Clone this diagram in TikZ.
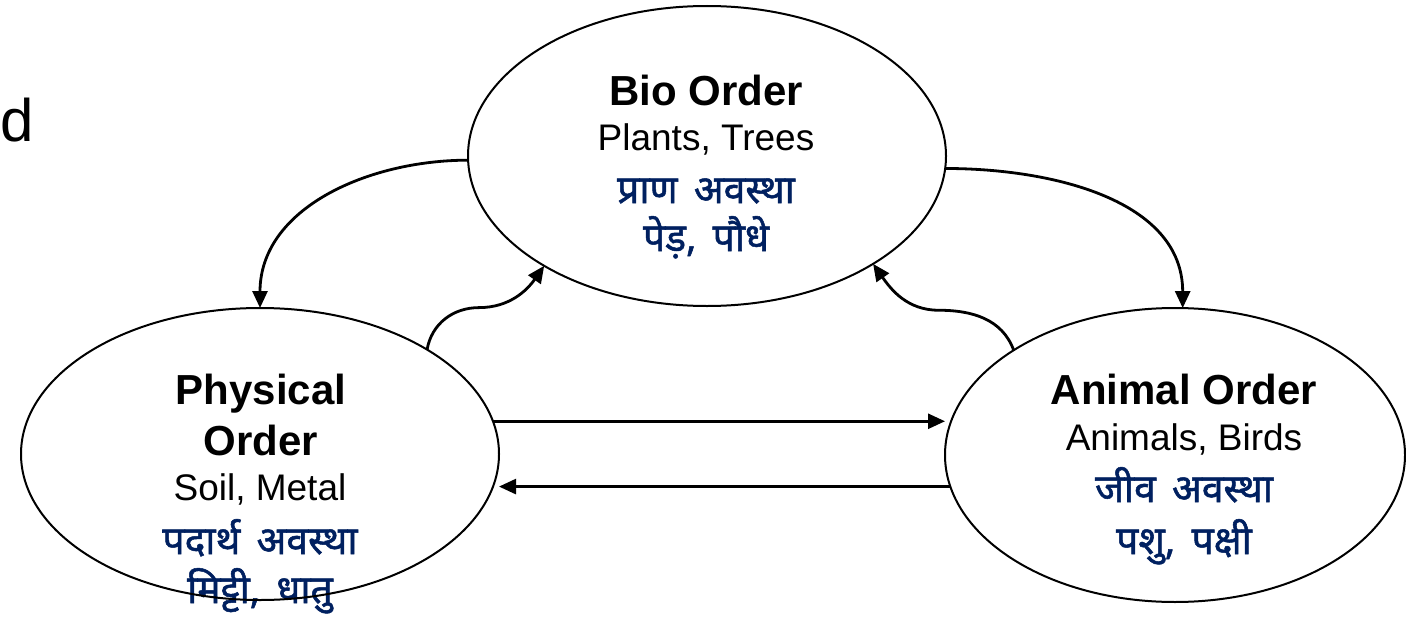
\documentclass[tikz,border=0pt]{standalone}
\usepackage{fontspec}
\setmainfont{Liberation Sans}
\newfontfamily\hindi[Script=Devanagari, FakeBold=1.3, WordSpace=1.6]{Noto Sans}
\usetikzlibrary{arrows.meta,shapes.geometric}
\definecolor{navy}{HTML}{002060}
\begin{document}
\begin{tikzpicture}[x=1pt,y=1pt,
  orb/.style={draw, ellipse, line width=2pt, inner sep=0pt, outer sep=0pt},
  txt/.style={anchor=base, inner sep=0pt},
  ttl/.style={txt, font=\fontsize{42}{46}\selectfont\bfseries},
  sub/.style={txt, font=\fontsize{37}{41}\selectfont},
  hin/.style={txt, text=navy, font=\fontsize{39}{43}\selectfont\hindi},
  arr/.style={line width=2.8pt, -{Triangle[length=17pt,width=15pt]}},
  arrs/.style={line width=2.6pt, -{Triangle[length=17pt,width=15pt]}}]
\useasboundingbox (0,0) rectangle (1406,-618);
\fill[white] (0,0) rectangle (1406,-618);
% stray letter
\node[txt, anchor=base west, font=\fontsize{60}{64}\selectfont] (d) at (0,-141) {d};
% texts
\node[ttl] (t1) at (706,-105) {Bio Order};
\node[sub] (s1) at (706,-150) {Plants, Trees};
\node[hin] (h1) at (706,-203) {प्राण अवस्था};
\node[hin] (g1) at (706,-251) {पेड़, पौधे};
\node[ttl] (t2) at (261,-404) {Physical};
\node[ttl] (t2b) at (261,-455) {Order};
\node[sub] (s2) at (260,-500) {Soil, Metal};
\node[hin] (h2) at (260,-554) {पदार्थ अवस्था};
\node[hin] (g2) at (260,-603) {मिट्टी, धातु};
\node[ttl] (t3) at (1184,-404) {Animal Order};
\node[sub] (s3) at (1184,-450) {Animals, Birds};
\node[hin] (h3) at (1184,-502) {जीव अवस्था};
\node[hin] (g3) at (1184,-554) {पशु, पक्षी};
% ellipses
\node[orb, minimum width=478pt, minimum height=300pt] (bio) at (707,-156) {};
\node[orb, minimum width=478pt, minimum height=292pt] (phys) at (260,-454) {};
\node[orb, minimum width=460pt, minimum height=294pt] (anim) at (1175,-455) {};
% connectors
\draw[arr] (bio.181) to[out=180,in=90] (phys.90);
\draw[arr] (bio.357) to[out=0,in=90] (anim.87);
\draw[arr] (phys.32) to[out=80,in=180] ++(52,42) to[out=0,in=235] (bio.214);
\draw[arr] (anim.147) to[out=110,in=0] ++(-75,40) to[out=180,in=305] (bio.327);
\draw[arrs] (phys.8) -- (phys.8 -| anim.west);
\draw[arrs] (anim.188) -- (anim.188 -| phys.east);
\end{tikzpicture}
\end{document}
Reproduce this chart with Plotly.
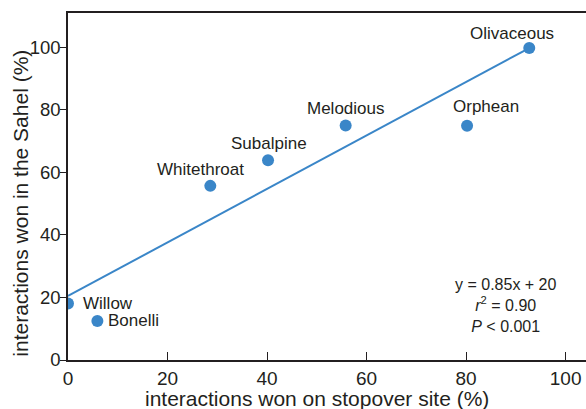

* * * * * * *

-- WHAT IS NEEDED --
Retype the whole listing exactly and leave the pictures out.

-- ANSWER FOR THIS EXERCISE --
Clone this diagram in TikZ.
\documentclass[tikz,border=0pt]{standalone}
\usepackage{fontspec}
\setmainfont{Liberation Sans}
\newfontfamily\hindi[Script=Devanagari, FakeBold=1.3, WordSpace=1.6]{Noto Sans}
\usetikzlibrary{arrows.meta,shapes.geometric}
\definecolor{navy}{HTML}{002060}
\begin{document}
\begin{tikzpicture}[x=1pt,y=1pt,
  orb/.style={draw, ellipse, line width=2pt, inner sep=0pt, outer sep=0pt},
  txt/.style={anchor=base, inner sep=0pt},
  ttl/.style={txt, font=\fontsize{42}{46}\selectfont\bfseries},
  sub/.style={txt, font=\fontsize{37}{41}\selectfont},
  hin/.style={txt, text=navy, font=\fontsize{39}{43}\selectfont\hindi},
  arr/.style={line width=2.8pt, -{Triangle[length=17pt,width=15pt]}},
  arrs/.style={line width=2.6pt, -{Triangle[length=17pt,width=15pt]}}]
\useasboundingbox (0,0) rectangle (1406,-618);
\fill[white] (0,0) rectangle (1406,-618);
% stray letter
\node[txt, anchor=base west, font=\fontsize{60}{64}\selectfont] (d) at (0,-141) {d};
% texts
\node[ttl] (t1) at (706,-105) {Bio Order};
\node[sub] (s1) at (706,-150) {Plants, Trees};
\node[hin] (h1) at (706,-203) {प्राण अवस्था};
\node[hin] (g1) at (706,-251) {पेड़, पौधे};
\node[ttl] (t2) at (261,-404) {Physical};
\node[ttl] (t2b) at (261,-455) {Order};
\node[sub] (s2) at (260,-500) {Soil, Metal};
\node[hin] (h2) at (260,-554) {पदार्थ अवस्था};
\node[hin] (g2) at (260,-603) {मिट्टी, धातु};
\node[ttl] (t3) at (1184,-404) {Animal Order};
\node[sub] (s3) at (1184,-450) {Animals, Birds};
\node[hin] (h3) at (1184,-502) {जीव अवस्था};
\node[hin] (g3) at (1184,-554) {पशु, पक्षी};
% ellipses
\node[orb, minimum width=478pt, minimum height=300pt] (bio) at (707,-156) {};
\node[orb, minimum width=478pt, minimum height=292pt] (phys) at (260,-454) {};
\node[orb, minimum width=460pt, minimum height=294pt] (anim) at (1175,-455) {};
% connectors
\draw[arr] (bio.181) to[out=180,in=90] (phys.90);
\draw[arr] (bio.357) to[out=0,in=90] (anim.87);
\draw[arr] (phys.32) to[out=80,in=180] ++(52,42) to[out=0,in=235] (bio.214);
\draw[arr] (anim.147) to[out=110,in=0] ++(-75,40) to[out=180,in=305] (bio.327);
\draw[arrs] (phys.8) -- (phys.8 -| anim.west);
\draw[arrs] (anim.188) -- (anim.188 -| phys.east);
\end{tikzpicture}
\end{document}
Reproduce this chart with Plotly.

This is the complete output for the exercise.